What are the differences you see between starting and closing?

Kevin Quackenbush: For me, it was difficult at first.

The most difficult part of it was the uncertainty of when you were going to pitch. Even as the closer, you have to be ready at any time. You never know when the eighth inning guy will struggle and the manager wants you to come in early. You don't have the time that you do as a starter to get ready; it is just warm up as fast as you can and go in. Once you get used to it though, you build a routine, and it gets easier.

Some people believe that a closer has to have a certain mentality to do a good job closing out games. Do you believe this?

Kevin Quackenbush: I think everyone coming out of the bullpen has the same mentality. Get outs! I've really only closed, but as far as I know closing is really the same as any other spot in the pen.

Is it different coming into the game when it is tied?

Kevin Quackenbush: It is pretty much the same no matter when you enter the game. At the same time though the closer the game is the more pressure you feel. If it is a one run game you want to pick your team up and close out the game. You still have that sense when the game is tied as you want to give it back to your offense to win the game, but it is slightly different. It is hard to describe.

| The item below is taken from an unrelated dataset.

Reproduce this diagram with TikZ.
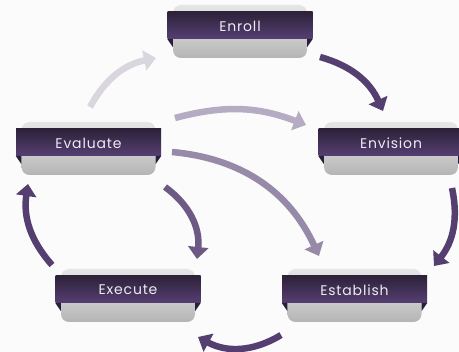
\documentclass[tikz,border=0pt]{standalone}
\usepackage{fontspec}
\setmainfont{Poppins}[LetterSpace=6]
\usetikzlibrary{arrows.meta,calc,shadings}
\definecolor{bgc}{HTML}{FBFBFC}
\definecolor{darkarrow}{HTML}{543F70}
\definecolor{arrowB}{HTML}{6C5A85}
\definecolor{arrowC}{HTML}{978AA8}
\definecolor{arrowD}{HTML}{B5ABC3}
\definecolor{arrowE}{HTML}{D9D6E0}
\definecolor{bandtop}{HTML}{2C2138}
\definecolor{bandbot}{HTML}{563F72}
\definecolor{graytop}{HTML}{E6E6E6}
\definecolor{graybot}{HTML}{B4B4B4}
\definecolor{txtc}{HTML}{EEEAF2}
\definecolor{foldc}{HTML}{2A1F36}
\tikzset{
  graybox/.style={rectangle, rounded corners=8pt, minimum width=134pt, minimum height=53pt,
    inner sep=0pt, top color=graytop, bottom color=graybot, middle color=graytop!60!graybot},
  band/.style={rectangle, minimum width=145pt, minimum height=27.5pt, inner sep=0pt,
    top color=bandtop, bottom color=bandbot},
  bandtext/.style={text=txtc, inner sep=0pt, font=\fontsize{14}{16}\selectfont},
  cyc/.style={line width=6.5pt, -{Triangle[width=20pt,length=12pt]}, bend left=#1},
  cyc/.default=30
}
\newcommand\stagebox[4]{%
  \node[graybox] (#1) at (#2,#3) {};
  \node[band] (#1-band) at ($(#1.north)+(0,20.25)$) {};
  \node[bandtext] (#1-text) at ($(#1-band.center)+(0,1)$) {#4};
  \fill[foldc] (#1-band.south west) -- (#1.west |- #1-band.south) -- ++(0,8) -- cycle;
  \fill[foldc] (#1-band.south east) -- (#1.east |- #1-band.south) -- ++(0,8) -- cycle;
}
\begin{document}
\begin{tikzpicture}[x=1pt,y=-1pt]
\fill[bgc] (0,0) rectangle (459,352);
\useasboundingbox (0,0) rectangle (459,352);
\begin{scope}
\clip (0,0) rectangle (459,352);
\stagebox{enroll}{240}{31.5}{Enroll}
\stagebox{evaluate}{88.5}{148.5}{Evaluate}
\stagebox{envision}{391}{148.5}{Envision}
\stagebox{execute}{128}{295.5}{Execute}
\stagebox{establish}{354.5}{295.5}{Establish}
\end{scope}
% connector endpoints
\coordinate (a1) at (320,57);  \coordinate (b1) at (383,111);
\coordinate (a2) at (452,188); \coordinate (b2) at (434,266);
\coordinate (a3) at (281,335); \coordinate (b3) at (198,337);
\coordinate (a4) at (52,265);  \coordinate (b4) at (28,184);
\coordinate (a5) at (90,107);  \coordinate (b5) at (156,58);
\coordinate (a6) at (175,118); \coordinate (b6) at (306,125);
\coordinate (a7) at (172,152); \coordinate (b7) at (319,256);
\coordinate (a8) at (165,187); \coordinate (b8) at (197,259);
\draw[cyc=25, arrowE] (a5) to (b5);
\draw[cyc=18, arrowD] (a6) to (b6);
\draw[cyc=30, arrowC] (a7) to (b7);
\draw[cyc=30, arrowB] (a8) to (b8);
\draw[cyc=25, darkarrow] (a1) to (b1);
\draw[cyc=25, darkarrow] (a2) to (b2);
\draw[cyc=30, darkarrow] (a3) to (b3);
\draw[cyc=25, darkarrow] (a4) to (b4);
\end{tikzpicture}
\end{document}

What has the Padres' coaches done in the year you've been with the team to help you on the mound?

Kevin Quackenbush: They haven't done anything with my delivery. Mostly it is learning new pitches. My slider has improved and I throw a curveball now. Just tweaking my pitches here and there to give them more movement or make it more consistent.

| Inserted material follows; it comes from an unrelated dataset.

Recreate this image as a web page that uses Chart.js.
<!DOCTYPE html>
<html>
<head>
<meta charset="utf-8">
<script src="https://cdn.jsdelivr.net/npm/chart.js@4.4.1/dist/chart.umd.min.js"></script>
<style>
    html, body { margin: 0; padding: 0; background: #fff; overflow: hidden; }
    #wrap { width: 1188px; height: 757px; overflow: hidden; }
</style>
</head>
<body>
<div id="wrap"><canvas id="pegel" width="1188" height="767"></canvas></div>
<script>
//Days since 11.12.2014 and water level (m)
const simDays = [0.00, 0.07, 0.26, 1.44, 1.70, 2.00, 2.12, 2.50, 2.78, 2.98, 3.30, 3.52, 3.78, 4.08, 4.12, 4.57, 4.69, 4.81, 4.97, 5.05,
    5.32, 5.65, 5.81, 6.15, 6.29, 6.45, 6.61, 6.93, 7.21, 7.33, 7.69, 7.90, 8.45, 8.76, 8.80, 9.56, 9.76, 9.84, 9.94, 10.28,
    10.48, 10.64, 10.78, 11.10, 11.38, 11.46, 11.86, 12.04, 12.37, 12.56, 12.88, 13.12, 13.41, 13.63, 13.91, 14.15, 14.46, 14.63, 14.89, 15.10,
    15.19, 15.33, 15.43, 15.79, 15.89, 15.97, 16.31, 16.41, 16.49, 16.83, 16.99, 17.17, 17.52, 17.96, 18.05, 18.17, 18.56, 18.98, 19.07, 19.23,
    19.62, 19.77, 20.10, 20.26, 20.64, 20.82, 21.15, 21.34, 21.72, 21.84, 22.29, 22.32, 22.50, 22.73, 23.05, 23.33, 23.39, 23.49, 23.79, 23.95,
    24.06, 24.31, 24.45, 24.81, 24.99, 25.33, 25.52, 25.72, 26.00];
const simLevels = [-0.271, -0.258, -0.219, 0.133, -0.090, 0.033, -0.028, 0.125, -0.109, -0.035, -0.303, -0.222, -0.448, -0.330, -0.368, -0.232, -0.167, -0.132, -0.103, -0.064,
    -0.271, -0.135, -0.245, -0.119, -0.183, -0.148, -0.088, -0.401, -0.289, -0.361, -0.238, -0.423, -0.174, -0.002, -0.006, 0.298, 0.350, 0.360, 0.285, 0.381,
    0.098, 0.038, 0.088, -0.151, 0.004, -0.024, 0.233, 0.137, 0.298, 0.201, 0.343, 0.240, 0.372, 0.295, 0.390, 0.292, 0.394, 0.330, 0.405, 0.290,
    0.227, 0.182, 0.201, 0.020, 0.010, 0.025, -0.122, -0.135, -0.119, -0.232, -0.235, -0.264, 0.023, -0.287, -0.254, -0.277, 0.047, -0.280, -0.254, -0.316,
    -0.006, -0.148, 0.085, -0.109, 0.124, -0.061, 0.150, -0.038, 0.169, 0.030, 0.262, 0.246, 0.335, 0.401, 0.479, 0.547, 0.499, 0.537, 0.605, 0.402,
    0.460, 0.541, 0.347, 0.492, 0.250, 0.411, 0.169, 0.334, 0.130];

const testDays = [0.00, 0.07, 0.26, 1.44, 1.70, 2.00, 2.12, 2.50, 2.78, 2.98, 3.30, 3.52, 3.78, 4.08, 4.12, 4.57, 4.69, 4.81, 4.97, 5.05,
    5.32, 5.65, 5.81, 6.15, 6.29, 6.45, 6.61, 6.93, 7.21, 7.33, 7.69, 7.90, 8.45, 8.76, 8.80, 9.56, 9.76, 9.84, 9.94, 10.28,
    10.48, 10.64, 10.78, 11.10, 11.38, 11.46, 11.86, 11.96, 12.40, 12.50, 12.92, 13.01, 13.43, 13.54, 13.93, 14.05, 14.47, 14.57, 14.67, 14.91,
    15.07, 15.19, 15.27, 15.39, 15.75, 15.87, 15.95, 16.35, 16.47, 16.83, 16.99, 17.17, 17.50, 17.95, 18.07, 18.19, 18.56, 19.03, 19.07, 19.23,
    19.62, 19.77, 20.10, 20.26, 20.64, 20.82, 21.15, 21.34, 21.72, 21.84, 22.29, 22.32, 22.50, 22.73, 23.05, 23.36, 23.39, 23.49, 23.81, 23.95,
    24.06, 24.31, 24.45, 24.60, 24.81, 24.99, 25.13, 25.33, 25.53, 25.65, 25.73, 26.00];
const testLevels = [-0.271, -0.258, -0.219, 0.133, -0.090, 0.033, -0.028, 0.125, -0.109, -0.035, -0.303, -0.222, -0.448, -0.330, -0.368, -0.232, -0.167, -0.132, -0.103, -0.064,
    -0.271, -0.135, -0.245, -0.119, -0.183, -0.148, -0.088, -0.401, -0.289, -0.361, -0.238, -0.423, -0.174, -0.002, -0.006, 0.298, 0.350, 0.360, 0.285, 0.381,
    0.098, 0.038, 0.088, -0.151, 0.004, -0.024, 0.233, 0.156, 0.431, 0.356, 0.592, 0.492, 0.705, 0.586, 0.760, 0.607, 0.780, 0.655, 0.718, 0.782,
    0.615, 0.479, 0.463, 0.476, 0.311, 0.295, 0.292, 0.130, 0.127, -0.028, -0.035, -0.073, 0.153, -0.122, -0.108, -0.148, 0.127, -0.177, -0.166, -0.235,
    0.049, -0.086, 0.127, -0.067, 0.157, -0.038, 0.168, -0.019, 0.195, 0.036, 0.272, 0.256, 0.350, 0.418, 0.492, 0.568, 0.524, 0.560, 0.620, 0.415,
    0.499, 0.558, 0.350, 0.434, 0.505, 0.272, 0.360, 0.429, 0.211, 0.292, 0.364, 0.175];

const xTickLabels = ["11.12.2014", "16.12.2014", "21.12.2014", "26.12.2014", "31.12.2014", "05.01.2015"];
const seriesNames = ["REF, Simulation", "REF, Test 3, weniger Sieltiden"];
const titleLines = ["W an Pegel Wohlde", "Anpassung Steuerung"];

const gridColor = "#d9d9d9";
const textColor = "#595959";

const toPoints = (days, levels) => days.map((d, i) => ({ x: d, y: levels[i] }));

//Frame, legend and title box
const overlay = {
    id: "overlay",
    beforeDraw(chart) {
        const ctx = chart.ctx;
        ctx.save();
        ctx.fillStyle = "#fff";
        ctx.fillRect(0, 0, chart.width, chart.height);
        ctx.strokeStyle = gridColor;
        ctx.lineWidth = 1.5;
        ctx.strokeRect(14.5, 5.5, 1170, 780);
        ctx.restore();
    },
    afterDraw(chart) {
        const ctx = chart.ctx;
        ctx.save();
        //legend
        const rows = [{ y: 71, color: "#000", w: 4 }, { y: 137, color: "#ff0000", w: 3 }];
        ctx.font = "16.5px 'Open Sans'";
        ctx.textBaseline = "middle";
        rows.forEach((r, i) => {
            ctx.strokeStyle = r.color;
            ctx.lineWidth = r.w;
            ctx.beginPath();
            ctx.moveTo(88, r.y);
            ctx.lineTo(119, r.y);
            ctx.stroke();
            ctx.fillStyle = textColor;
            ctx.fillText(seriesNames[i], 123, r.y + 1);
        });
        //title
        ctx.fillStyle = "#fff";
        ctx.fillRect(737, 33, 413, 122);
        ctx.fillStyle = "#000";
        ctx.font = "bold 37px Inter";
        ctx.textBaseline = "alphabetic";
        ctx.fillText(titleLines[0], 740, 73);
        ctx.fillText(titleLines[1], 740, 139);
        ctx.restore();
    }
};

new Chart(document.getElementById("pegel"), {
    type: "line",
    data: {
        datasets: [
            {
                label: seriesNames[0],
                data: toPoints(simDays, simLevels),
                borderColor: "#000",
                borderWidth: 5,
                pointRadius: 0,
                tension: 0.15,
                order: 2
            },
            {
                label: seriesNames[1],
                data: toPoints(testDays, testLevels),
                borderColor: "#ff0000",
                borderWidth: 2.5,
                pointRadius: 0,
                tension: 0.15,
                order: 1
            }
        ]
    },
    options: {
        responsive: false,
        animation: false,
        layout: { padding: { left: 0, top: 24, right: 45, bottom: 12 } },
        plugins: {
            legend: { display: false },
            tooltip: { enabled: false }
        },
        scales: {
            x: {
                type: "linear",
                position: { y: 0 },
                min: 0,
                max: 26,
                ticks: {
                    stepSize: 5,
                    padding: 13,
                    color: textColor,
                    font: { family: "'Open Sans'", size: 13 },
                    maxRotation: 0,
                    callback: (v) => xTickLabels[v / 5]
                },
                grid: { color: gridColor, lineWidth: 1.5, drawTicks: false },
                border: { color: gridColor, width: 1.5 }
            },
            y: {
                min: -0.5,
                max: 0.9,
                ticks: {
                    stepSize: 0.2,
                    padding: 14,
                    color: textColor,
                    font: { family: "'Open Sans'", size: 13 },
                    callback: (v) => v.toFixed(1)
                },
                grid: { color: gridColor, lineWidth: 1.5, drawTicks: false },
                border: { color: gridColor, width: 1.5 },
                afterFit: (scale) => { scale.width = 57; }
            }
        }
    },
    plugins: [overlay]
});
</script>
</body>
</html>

A year ago you were just being drafted by the Padres. Now you are already up in High-A, what is the biggest difference between last year and this year?

Kevin Quackenbush: Definitely playing a whole season. Getting used to the grind everyday, and making sure you stay healthy and consistent during long stretches in the season without a day off.

Is it more mental than physical?

Kevin Quackenbush: Physically it definitely takes a toll on you, but for the most part it is a mental grind.

Has the hitter friendly parks in the Cal League affected how you pitch at all?

Kevin Quackenbush: To some extent. You know when you are in a hitters park you have to be more careful about keeping the ball down and away from the middle of the plate. If you mix up your pitches, and keep the hitters off balance though, it doesn't matter where you pitch, you can be effective.

When scouts describe you they always start by saying you have a "big fastball." What does that mean to you?

Kevin Quackenbush: I use my fastball to set up my other pitches. I can control it both up and down and left and right. It doesn't have to be triple digits to be effective.

You have a sub 1 ERA after 2/3 of the season. That is virtually unheard of in the Cal League. What has helped you be so effective every game?

Kevin Quackenbush: I don't think I have done much differently from last year. Outside of working on the new pitches, I have been really trying to cut down on my walks. No free passes. I am want to force them to put the ball in play.